A person’s clothing and appearance send messages asserting his or her identity or thinking, assertions addressed to a circle of relationships. Well-mastered, appearance expresses less and less a state of fact and becomes pure communication. The question is: How far can we trust it?
I have observed that in recent years a lot of people in Egypt, under cover of having a new financial or religious status, changed their look radically and relatively fast and, in the same way, changed their social relationships. What can be deduced from this? At the least, that everyone has multiple faces; at the worst, that clothes make the man.
In February 2010, I started an art project by not shaving my beard. A few months later, I started shooting the photo series, while brushing, dyeing and shaving my hair and beard differently at different stages throughout the year.
Part of the resulting photographic series Egyptians was on view at the Darb 1718 Gallery in Cairo in December 2010, when the bomb attack against a Coptic Church in Alexandria during a New Year's Eve service killed 21 people.

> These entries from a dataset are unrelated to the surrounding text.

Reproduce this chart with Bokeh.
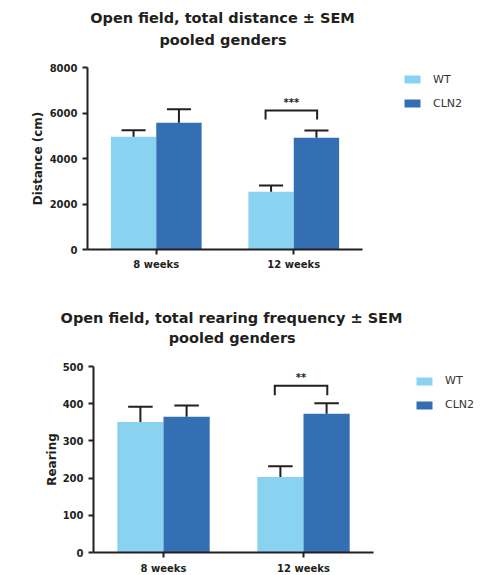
import numpy as np
from bokeh.plotting import figure
from bokeh.models import Range1d, FixedTicker, Legend, LegendItem, Label
from bokeh.layouts import column
from bokeh.core.properties import value
from bokeh.embed import file_html
from bokeh.resources import INLINE

# ---------------- data ----------------
groups = ["8 weeks", "12 weeks"]
genotypes = ["WT", "CLN2"]

distance_title = ["Open field, total distance \u00b1 SEM", "pooled genders"]
distance_wt = [4960, 2540]
distance_wt_sem = [280, 270]
distance_cln2 = [5570, 4910]
distance_cln2_sem = [590, 320]
distance_sig = ["", "***"]
distance_bracket = [None, 6110]
distance_ticks = [0, 2000, 4000, 6000, 8000]

rearing_title = ["Open field, total rearing frequency \u00b1 SEM", "pooled genders"]
rearing_wt = [351, 203]
rearing_wt_sem = [41, 29]
rearing_cln2 = [365, 373]
rearing_cln2_sem = [30, 28]
rearing_sig = ["", "**"]
rearing_bracket = [None, 448]
rearing_ticks = [0, 100, 200, 300, 400, 500]

# ---------------- style / layout ----------------
WT_COLOR = "#89D3F0"
CLN2_COLOR = "#346FB4"
INK = "#231F20"
FONT = "DejaVu Sans"
BAR_W = 0.33
CAP_W = 0.175
PAGE_W = 480
LEFT = 20                 # common frame left edge for every stacked figure
FRAME_W = PAGE_W - LEFT


def make_title(lines, height, positions):
    t = figure(frame_width=FRAME_W, frame_height=height, output_backend="svg",
               toolbar_location=None, title=None,
               x_range=Range1d(LEFT, PAGE_W), y_range=Range1d(0, height),
               x_axis_type=None, y_axis_type=None,
               min_border_left=LEFT, min_border_right=0,
               min_border_top=0, min_border_bottom=0)
    t.outline_line_color = None
    t.background_fill_color = None
    t.border_fill_color = None
    for txt, (tx, ty) in zip(lines, positions):
        t.add_layout(Label(x=tx, y=ty, text=txt, text_align="center",
                           text_baseline="middle", text_font=FONT,
                           text_font_style="bold", text_font_size="14.5px",
                           text_color=INK))
    return t


def make_chart(ylabel, wt, wt_sem, cln2, cln2_sem, sig, bracket, ticks,
               axis_x, axis_w, axis_h, pad_top, pad_bottom,
               legend_loc, xlab_standoff, ylab_standoff):
    ymax = ticks[-1]
    ngroups = len(groups)
    sx = ngroups / axis_w                      # data units per pixel (x)
    sy = ymax / axis_h                         # data units per pixel (y)
    x_start = -(axis_x - LEFT) * sx
    x_end = x_start + FRAME_W * sx
    frame_h = axis_h + pad_top + pad_bottom
    p = figure(frame_width=FRAME_W, frame_height=frame_h,
               output_backend="svg", toolbar_location=None, title=None,
               x_range=Range1d(x_start, x_end),
               y_range=Range1d(-pad_bottom * sy, ymax + pad_top * sy),
               min_border_left=LEFT, min_border_right=0,
               min_border_top=0, min_border_bottom=0)
    p.outline_line_color = None
    p.xgrid.grid_line_color = None
    p.ygrid.grid_line_color = None
    p.background_fill_color = None
    p.border_fill_color = None

    centers = np.arange(ngroups) + 0.5
    x_wt = centers - BAR_W / 2
    x_cl = centers + BAR_W / 2
    wt = np.array(wt, float)
    cln2 = np.array(cln2, float)
    wt_top = wt + np.array(wt_sem, float)
    cl_top = cln2 + np.array(cln2_sem, float)

    r_wt = p.vbar(x=x_wt, top=wt, bottom=0, width=BAR_W,
                  fill_color=WT_COLOR, line_color=None)
    r_cl = p.vbar(x=x_cl, top=cln2, bottom=0, width=BAR_W,
                  fill_color=CLN2_COLOR, line_color=None)

    # error bars (upper only)
    xs = np.concatenate([x_wt, x_cl])
    ys0 = np.concatenate([wt, cln2])
    ys1 = np.concatenate([wt_top, cl_top])
    p.segment(x0=xs, y0=ys0, x1=xs, y1=ys1, line_color=INK, line_width=2)
    p.segment(x0=xs - CAP_W / 2, y0=ys1, x1=xs + CAP_W / 2, y1=ys1,
              line_color=INK, line_width=2)

    # significance brackets
    for i, (sg, b) in enumerate(zip(sig, bracket)):
        if not sg:
            continue
        xl = x_wt[i] - 0.04
        xr = x_cl[i] + 0.005
        drop = 0.05 * ymax
        p.line(x=[xl, xl, xr, xr], y=[b - drop, b, b, b - drop],
               line_color=INK, line_width=2, line_join="miter")
        p.text(x=[(xl + xr) / 2], y=[b], text=[sg], text_align="center",
               text_baseline="middle", y_offset=-8,
               text_font=value(FONT), text_font_style="bold",
               text_font_size="10px", text_color=INK)

    # axes (fixed at the data origin, inside the frame)
    for ax in (p.xaxis[0], p.yaxis[0]):
        ax.axis_line_width = 2
        ax.axis_line_color = INK
        ax.major_tick_line_width = 2
        ax.major_tick_line_color = INK
        ax.major_tick_in = 0
        ax.major_tick_out = 5
        ax.minor_tick_line_color = None
        ax.major_label_text_font = FONT
        ax.major_label_text_font_style = "bold"
        ax.major_label_text_font_size = "10px"
        ax.major_label_text_color = INK
        ax.fixed_location = 0

    p.xaxis.bounds = (0, ngroups)
    p.xaxis.ticker = FixedTicker(ticks=list(centers))
    p.xaxis.major_label_overrides = {float(c): g for c, g in zip(centers, groups)}
    p.xaxis.major_label_standoff = xlab_standoff

    p.yaxis.bounds = (0, ymax)
    p.yaxis.ticker = FixedTicker(ticks=ticks)
    p.yaxis.major_label_standoff = 5
    p.yaxis.axis_label = ylabel
    p.yaxis.axis_label_text_font = FONT
    p.yaxis.axis_label_text_font_style = "bold"
    p.yaxis.axis_label_text_font_size = "12px"
    p.yaxis.axis_label_text_color = INK
    p.yaxis.axis_label_standoff = ylab_standoff

    legend = Legend(items=[LegendItem(label=genotypes[0], renderers=[r_wt]),
                           LegendItem(label=genotypes[1], renderers=[r_cl])],
                    location=legend_loc, orientation="vertical",
                    glyph_width=20, glyph_height=10, label_height=10,
                    label_standoff=11, spacing=11, padding=0, margin=0,
                    border_line_color=None, background_fill_alpha=0,
                    label_text_font=FONT, label_text_font_size="11px",
                    label_text_color="#333333")
    p.add_layout(legend, "center")
    return p


t1 = make_title(distance_title, 59, [(222, 42), (222.5, 20)])
p1 = make_chart("Distance (cm)", distance_wt, distance_wt_sem,
                distance_cln2, distance_cln2_sem, distance_sig, distance_bracket,
                distance_ticks, 87, 275, 182, 8, 24,
                (402 - LEFT, 163.5), 4, 2)
t2 = make_title(rearing_title, 85, [(231, 40.3), (231.7, 20.3)])
p2 = make_chart("Rearing", rearing_wt, rearing_wt_sem,
                rearing_cln2, rearing_cln2_sem, rearing_sig, rearing_bracket,
                rearing_ticks, 93, 280, 186, 8, 22,
                (414 - LEFT, 163), 5, 1)

layout = column(t1, p1, t2, p2, spacing=0)
open("out.html", "w").write(file_html(layout, INLINE))
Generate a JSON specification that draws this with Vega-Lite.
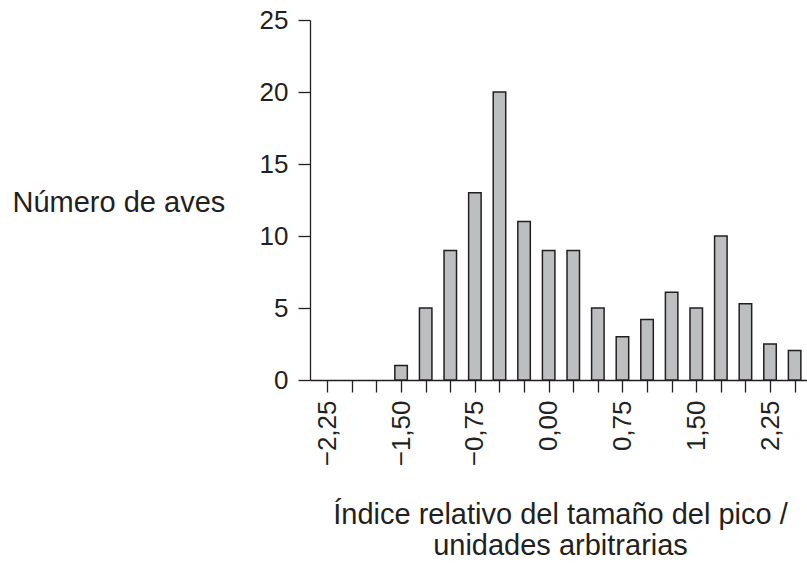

As a response to this attack, Moataz Nasr – the founder and director of Darb 1718 – took the initiative to make a protest poster using the photographs, adding the slogan "All Egyptians".
Although for me there is a difference between the ambiguity of an artwork’s questionings and the direct communication purpose of such a poster, it is like the other side of the same coin, so I agreed as my contribution to this protest.
The poster "All Egyptians" was signed by 20 private cultural institutions in Egypt, and it was distributed for free and put up in the cities of Cairo, Alexandria, Minya and Assiout. Two weeks later, the message of "All Egyptians" grew even stronger when it was shown and distributed among the protesters on Tahrir square…
Nabil Boutros was born in Cairo, Egypt. He lives in Paris, France. See also samples of his photographic series "Coptes du Nil" and "Egypt is a modern country!" on the image pages of this article, as well as further works on his personal website.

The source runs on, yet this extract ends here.